-- begin --

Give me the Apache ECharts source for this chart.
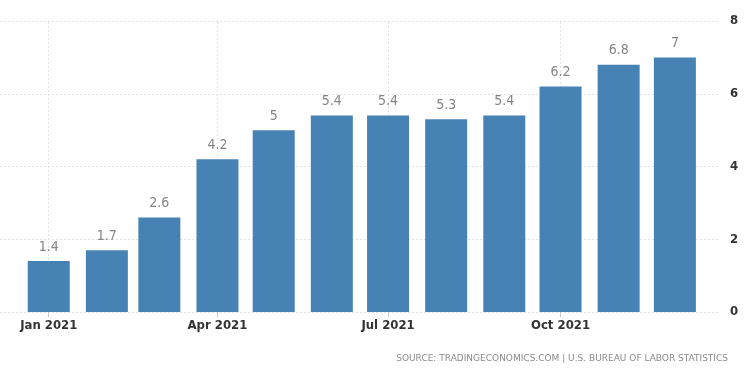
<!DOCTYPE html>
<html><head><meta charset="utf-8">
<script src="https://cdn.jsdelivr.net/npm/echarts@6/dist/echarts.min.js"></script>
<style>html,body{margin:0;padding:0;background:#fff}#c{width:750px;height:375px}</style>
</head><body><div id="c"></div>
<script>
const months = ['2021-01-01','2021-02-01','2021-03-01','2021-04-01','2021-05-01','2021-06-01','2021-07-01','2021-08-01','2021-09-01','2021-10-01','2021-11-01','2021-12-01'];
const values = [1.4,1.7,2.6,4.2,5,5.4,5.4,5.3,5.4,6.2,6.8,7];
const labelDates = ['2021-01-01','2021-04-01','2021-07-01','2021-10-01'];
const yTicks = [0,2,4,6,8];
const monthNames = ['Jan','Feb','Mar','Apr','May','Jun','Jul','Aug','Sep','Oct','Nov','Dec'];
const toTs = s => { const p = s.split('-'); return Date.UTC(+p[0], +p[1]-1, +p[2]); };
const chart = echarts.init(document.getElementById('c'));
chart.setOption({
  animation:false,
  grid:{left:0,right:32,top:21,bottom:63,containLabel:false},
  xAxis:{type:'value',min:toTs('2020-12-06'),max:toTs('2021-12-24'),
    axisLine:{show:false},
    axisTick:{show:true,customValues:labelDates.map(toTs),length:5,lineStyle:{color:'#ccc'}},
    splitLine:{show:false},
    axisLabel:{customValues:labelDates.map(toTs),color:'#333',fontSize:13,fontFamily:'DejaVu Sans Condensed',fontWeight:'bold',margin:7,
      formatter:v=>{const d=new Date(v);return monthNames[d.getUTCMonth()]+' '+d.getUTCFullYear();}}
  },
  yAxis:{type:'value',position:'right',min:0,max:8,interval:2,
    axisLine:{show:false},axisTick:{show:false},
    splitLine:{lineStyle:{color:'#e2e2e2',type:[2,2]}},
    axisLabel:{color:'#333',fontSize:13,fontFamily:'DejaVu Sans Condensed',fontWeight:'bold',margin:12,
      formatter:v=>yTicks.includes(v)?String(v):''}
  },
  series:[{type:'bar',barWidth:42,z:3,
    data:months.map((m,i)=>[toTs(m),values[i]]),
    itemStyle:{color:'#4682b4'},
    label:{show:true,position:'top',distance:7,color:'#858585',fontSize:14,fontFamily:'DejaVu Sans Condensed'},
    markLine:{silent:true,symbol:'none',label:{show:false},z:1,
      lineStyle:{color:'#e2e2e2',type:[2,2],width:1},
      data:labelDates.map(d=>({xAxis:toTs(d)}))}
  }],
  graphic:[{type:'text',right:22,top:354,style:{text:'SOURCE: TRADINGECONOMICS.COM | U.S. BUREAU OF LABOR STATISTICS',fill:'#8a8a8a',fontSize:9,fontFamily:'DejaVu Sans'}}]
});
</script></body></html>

-- end --
-- begin --

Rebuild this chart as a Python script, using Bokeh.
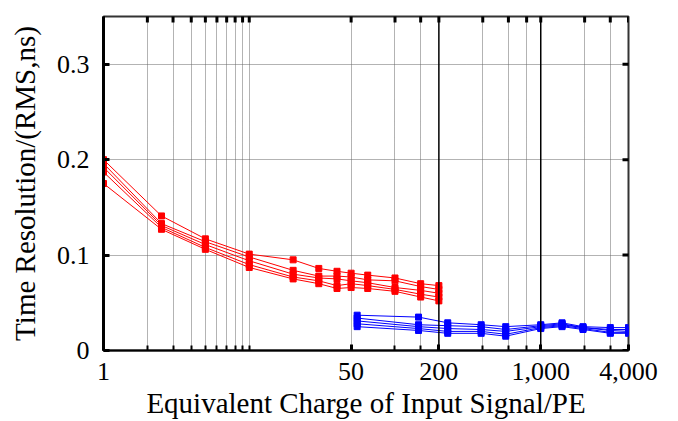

-- end --

SHORT PROBLEM
Copy every line of the records above that holds the word "this".

THE RESPONSE
Give me the Apache ECharts source for this chart.
Rebuild this chart as a Python script, using Bokeh.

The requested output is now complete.